We are of the opinion that a defendant, whose demurrer to the complaint has been  overruled, and who fails to answer within the time prescribed  by the rules of court, is, not entitled to notice of a motion to declare him in  default or of a motion requesting permission to the plaintiff to prove his case.  When defendant  has failed to file his answer within the time prescribed, he is already in default by operation of law and the plaintiff may proceed to prove his case without further notice to him.
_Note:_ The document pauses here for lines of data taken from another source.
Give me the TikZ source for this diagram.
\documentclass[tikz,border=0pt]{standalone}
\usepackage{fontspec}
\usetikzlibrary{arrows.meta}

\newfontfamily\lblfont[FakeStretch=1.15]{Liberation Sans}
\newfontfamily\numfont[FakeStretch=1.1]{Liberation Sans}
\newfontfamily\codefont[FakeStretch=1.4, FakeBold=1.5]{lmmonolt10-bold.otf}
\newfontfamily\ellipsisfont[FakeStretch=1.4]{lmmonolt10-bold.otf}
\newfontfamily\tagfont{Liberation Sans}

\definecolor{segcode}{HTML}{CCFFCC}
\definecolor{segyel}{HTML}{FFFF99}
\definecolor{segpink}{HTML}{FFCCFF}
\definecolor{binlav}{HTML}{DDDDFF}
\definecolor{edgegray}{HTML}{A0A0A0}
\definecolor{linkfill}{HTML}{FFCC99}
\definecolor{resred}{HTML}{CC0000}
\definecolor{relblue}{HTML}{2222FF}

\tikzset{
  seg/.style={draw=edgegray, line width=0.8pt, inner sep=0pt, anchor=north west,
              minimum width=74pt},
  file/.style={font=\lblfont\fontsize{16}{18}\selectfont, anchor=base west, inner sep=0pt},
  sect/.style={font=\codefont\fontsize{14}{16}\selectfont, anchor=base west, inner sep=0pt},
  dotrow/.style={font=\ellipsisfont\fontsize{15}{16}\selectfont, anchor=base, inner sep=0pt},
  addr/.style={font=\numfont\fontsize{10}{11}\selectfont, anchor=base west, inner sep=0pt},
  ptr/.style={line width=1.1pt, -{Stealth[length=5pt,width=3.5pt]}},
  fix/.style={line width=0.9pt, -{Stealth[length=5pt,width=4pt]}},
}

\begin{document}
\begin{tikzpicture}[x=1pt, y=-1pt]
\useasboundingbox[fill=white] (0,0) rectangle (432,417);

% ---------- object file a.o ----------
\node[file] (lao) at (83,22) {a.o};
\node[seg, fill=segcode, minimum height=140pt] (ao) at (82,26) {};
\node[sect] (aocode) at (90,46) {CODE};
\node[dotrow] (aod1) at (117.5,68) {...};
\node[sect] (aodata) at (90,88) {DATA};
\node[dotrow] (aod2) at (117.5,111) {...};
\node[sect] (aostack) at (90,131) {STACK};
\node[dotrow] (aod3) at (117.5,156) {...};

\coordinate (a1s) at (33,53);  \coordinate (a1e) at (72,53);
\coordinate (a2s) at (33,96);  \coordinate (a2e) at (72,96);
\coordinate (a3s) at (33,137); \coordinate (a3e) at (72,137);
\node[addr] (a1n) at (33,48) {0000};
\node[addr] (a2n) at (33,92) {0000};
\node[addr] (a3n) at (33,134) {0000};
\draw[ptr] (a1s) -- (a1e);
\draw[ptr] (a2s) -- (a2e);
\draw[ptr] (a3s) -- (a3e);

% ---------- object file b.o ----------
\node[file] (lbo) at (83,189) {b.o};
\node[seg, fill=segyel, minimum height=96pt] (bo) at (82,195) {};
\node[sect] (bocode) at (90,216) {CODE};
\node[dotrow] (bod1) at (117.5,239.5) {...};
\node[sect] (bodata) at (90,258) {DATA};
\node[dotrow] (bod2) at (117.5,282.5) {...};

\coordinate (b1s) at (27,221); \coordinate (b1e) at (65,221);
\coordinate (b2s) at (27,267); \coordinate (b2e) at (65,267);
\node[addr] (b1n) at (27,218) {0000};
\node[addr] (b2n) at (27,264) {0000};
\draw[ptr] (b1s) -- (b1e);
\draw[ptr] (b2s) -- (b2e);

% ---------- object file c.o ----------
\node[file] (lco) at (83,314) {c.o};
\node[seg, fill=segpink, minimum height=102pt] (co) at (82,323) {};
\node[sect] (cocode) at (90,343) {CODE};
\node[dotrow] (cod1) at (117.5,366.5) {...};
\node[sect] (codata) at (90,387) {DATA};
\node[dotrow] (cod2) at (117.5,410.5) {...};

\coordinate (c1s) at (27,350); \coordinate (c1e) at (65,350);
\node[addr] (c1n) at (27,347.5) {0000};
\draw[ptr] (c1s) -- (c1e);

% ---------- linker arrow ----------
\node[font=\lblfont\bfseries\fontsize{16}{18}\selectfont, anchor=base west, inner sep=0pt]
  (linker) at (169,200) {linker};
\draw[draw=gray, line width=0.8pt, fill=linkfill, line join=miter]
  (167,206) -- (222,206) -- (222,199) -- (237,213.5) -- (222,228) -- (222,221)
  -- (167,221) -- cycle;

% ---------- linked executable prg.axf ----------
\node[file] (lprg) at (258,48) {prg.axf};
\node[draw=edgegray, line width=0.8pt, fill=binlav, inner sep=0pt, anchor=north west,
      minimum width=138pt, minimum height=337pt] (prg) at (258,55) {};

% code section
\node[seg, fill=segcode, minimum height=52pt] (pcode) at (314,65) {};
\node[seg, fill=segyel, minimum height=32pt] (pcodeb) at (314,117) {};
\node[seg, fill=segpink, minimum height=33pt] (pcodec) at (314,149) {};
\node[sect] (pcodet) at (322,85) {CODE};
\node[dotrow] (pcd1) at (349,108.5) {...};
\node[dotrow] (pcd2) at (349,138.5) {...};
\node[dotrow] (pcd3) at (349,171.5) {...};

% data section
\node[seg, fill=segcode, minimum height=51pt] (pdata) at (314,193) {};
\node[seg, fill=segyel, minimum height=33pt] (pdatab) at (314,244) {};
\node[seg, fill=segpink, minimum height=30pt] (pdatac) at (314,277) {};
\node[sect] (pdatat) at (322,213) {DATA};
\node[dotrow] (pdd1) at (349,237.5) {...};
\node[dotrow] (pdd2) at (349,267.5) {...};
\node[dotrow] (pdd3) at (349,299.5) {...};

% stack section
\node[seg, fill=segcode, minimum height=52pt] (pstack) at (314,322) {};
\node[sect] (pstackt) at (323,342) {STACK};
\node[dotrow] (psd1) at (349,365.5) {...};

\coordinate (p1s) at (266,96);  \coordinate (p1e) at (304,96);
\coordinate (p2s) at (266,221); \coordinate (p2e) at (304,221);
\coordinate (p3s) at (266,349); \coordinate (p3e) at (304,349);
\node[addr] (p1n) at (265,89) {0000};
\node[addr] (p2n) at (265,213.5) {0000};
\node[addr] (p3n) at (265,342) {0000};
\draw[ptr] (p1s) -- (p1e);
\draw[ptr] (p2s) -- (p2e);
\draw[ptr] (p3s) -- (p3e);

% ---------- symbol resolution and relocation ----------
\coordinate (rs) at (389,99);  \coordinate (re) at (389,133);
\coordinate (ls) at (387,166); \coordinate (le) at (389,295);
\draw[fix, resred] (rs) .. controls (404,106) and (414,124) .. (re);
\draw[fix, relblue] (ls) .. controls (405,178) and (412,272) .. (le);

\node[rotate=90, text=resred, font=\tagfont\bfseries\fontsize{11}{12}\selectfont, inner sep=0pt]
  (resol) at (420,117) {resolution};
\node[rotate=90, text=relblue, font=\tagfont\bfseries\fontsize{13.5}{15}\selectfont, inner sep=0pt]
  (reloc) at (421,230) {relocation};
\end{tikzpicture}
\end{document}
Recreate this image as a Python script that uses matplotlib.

As  to the  second assignment of error,  we are of the opinion  that it is well taken.  Rule 9 of the Court of First Instance provides: 

"When a demurrer to a complaint  is overruled  the defendant shall answer within five days  after service on him of written notice of the order, which notice the plaintiff shall give."
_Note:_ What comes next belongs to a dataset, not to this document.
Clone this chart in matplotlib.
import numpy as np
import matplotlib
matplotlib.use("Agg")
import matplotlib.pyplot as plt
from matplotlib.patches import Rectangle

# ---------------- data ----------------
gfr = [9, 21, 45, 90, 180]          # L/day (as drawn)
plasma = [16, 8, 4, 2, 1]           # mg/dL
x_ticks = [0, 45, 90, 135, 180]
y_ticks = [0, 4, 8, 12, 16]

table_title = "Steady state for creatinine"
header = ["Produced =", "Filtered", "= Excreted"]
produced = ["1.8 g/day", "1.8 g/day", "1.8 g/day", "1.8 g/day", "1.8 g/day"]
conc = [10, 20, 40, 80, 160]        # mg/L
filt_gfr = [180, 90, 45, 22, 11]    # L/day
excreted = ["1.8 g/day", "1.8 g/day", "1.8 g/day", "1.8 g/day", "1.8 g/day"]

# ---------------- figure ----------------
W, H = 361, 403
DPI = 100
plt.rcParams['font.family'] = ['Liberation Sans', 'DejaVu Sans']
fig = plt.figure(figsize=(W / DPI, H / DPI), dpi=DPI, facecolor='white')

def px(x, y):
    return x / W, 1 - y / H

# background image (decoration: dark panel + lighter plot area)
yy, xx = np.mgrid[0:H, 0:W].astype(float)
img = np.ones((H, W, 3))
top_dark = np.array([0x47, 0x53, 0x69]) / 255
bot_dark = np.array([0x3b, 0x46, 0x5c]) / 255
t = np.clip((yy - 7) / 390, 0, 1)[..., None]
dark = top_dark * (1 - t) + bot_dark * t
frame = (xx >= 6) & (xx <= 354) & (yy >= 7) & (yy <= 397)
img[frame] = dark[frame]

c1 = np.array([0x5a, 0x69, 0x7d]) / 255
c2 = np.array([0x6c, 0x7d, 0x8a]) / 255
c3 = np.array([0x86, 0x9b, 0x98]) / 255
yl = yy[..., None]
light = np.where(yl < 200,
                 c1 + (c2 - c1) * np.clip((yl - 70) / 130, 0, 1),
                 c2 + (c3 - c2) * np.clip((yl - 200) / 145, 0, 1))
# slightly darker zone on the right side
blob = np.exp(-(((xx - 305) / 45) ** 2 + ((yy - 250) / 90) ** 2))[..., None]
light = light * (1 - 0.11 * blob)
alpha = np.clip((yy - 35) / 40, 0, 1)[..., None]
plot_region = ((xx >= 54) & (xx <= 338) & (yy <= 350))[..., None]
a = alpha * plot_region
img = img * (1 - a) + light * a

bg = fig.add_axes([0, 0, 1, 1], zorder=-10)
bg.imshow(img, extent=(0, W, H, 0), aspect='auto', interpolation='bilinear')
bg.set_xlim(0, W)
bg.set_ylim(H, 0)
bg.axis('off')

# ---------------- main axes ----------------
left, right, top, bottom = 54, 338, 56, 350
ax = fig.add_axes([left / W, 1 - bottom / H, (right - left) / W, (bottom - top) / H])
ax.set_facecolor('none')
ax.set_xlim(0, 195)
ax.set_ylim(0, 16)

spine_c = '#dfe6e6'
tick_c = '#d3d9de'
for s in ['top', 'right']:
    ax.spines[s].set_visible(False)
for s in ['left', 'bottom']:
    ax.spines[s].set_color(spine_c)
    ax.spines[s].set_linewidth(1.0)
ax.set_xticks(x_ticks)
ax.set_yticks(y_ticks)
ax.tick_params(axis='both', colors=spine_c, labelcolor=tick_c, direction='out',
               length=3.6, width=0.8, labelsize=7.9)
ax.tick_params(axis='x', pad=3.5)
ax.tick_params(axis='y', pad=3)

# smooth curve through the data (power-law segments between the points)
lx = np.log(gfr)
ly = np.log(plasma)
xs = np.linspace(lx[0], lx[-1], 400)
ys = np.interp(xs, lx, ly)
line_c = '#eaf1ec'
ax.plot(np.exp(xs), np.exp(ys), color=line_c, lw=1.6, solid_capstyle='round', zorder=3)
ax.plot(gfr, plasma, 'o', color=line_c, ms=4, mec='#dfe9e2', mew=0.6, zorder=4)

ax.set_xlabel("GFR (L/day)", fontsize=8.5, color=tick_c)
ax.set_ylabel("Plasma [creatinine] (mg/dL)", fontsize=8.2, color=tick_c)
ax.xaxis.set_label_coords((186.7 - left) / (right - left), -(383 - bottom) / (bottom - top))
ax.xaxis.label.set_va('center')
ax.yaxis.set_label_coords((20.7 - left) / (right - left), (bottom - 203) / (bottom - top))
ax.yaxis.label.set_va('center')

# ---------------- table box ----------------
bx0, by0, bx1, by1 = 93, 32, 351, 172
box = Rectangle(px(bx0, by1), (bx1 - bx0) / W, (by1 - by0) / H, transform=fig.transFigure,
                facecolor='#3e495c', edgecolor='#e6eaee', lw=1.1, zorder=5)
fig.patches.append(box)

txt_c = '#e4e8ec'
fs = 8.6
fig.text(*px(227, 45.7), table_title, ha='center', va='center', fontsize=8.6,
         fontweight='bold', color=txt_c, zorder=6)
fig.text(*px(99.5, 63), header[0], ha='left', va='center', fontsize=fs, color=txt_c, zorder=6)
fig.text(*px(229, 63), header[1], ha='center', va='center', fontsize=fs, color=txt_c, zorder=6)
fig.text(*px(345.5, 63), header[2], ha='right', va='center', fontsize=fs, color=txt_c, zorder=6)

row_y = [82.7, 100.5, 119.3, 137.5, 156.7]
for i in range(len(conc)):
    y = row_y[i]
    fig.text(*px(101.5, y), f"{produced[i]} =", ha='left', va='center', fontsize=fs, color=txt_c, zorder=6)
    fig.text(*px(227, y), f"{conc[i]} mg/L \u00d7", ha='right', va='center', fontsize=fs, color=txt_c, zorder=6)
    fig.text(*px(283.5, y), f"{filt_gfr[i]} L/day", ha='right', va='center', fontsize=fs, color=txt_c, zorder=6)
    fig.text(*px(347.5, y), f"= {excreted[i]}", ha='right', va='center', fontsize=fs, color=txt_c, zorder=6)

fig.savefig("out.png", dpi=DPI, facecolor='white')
The court  below having overruled the  demurrer and having given the defendant the regular time in which to answer, as prescribed by the rules, the  defendant had a right to expect that the proceedings were to be  conducted according to the rules of the court as  laid down.  The defendant had a right to rely upon the express provisions of Rule 9 and to expect that she would be served by the plaintiff himself with a written notice of the entry of the order. She had a right to wait before moving further until the expiration of five days  from the time when such  notice was given.   The plaintiff never gave the  defendant any notice whatever of  the entry of said  order, relying upon the fact that  the defendant was in court at the time the demurrer was overruled  and that she received thereby sufficient notice  of such  order and that  the five days began to run from that time.   The defendant had  a right to rely upon  the rules of court and to expect that she  would be given notice as required thereby.   No negligence or  fault can be imputed to her in so doing.
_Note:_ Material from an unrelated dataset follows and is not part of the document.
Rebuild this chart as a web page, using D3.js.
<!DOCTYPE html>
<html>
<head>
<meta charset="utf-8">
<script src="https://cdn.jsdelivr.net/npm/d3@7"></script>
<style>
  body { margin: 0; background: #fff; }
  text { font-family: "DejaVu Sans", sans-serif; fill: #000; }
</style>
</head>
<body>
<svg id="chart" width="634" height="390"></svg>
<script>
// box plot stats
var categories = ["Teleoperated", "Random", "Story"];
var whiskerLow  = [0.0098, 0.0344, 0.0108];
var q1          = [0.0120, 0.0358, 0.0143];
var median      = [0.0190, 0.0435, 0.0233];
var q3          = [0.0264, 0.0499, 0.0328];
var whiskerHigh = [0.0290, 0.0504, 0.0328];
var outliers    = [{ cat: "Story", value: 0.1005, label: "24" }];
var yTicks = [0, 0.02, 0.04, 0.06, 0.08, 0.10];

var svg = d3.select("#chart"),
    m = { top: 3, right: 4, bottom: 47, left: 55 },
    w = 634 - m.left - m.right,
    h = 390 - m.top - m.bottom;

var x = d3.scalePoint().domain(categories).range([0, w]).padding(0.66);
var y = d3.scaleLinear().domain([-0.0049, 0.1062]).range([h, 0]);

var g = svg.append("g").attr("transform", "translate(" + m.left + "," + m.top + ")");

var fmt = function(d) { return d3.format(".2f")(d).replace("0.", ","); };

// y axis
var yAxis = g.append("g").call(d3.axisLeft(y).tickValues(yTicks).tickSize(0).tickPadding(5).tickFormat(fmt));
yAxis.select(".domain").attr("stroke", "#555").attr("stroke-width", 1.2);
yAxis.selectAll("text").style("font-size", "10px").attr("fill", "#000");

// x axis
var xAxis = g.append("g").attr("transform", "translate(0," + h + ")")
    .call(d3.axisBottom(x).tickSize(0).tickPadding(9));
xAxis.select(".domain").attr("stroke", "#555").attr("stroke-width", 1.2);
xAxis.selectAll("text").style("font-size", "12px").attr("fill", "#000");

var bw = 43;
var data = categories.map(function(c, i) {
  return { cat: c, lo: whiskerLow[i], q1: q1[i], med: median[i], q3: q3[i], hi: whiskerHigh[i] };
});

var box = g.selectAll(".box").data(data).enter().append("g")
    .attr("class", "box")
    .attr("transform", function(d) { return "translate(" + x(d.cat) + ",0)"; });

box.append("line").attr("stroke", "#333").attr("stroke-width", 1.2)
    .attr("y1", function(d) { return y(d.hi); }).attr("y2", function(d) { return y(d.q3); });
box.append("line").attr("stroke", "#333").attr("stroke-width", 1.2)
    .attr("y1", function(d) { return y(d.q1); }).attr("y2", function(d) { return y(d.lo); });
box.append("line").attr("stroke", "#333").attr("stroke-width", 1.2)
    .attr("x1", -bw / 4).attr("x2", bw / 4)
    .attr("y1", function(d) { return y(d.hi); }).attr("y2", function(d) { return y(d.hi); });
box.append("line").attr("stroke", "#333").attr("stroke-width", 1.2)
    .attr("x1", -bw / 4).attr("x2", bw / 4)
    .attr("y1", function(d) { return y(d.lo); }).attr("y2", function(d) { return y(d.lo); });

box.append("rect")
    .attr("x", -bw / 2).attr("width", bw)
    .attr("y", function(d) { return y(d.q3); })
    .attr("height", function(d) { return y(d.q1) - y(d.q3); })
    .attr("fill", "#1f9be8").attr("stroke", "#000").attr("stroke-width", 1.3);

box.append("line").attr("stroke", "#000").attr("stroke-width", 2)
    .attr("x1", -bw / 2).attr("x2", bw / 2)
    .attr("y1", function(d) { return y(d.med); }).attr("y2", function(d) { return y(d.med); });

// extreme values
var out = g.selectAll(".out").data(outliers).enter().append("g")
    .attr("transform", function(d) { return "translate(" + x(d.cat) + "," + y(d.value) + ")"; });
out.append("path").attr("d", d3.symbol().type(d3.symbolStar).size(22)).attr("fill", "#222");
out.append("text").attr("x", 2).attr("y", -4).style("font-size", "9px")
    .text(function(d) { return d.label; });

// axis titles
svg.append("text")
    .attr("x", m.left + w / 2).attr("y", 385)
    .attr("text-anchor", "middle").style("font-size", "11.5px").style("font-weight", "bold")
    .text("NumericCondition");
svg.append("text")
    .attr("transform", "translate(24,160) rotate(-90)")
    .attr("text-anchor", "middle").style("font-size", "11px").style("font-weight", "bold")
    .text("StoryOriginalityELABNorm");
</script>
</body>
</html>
The judgment  of the court below is reversed and the cause  remanded,  with instructions that  the defendant's answer be received and that the cause proceed to trial in due form. So ordered.

Torres, Mapa, and Johnson, JJ., concur.
Carson, J, concurs in the result.

 




ON MOTION FOE REHEARING


  DECEMBER 15, 1911.

MORELAND, J.:

Little need be said upon this application for a rehearing and re-argument in this case.  The opinion reversing the judgment contains a full statement of the law  applicable to the situation.

In that decision we said in part: 

"The  defendant  had  a right to  rely upon  the express provisions of Rule 9 and to expect that she would be served by the plaintiff, himself  with a written notice of the entry of the order.  She had a right to wait before moving further  until the  expiration of  five days from the time when such notice  was given. The plaintiff never gave the defendant  any notice whatever  of the entry of said order, relying upon the fact that the defendant was in court at the time the demurrer was overruled and that she received thereby  sufficient notice  of  such  order and that the five days began to  run  from  that time.   The defendant had a right to rely upon the rules of court and to expect that she would be  given notice as required thereby."

In  referring to the necessity of serving written notice upon the defendant we  did  not mean the defendant personally but rather  her attorney of record.  Notice  of  the various proceedings during the course of  a trial or of an appeal, or both, is properly given by the attorney of record of one party to the attorney  of record of the other.   Notification of the parties personally is not necessary when they have attorneys of record.

It was  admitted in the cause when it was before us on appeal that no notice had been given to the defendant by the plaintiff  of the order overruling the  demurrer to the complaint as required by Rule 9; and that the only notice which the defendant received of such order was that given by the verbal rendition of the  decision of the court at the time the demurrer was overruled.   This being so, it is clear that, if such notice be held sufficient,  as requested by the plaintiff,  there  is a complete abrogation of Rule 9.  This cannot be permitted.  The rules of the court are made to be followed.  Every litigant has a right to rely upon them. To penalize that reliance by a destruction of the rule would be to perpetrate a grave injustice.

The motion for a rehearing is denied.

Mapa, Johnson, and Carson, JJ., concur.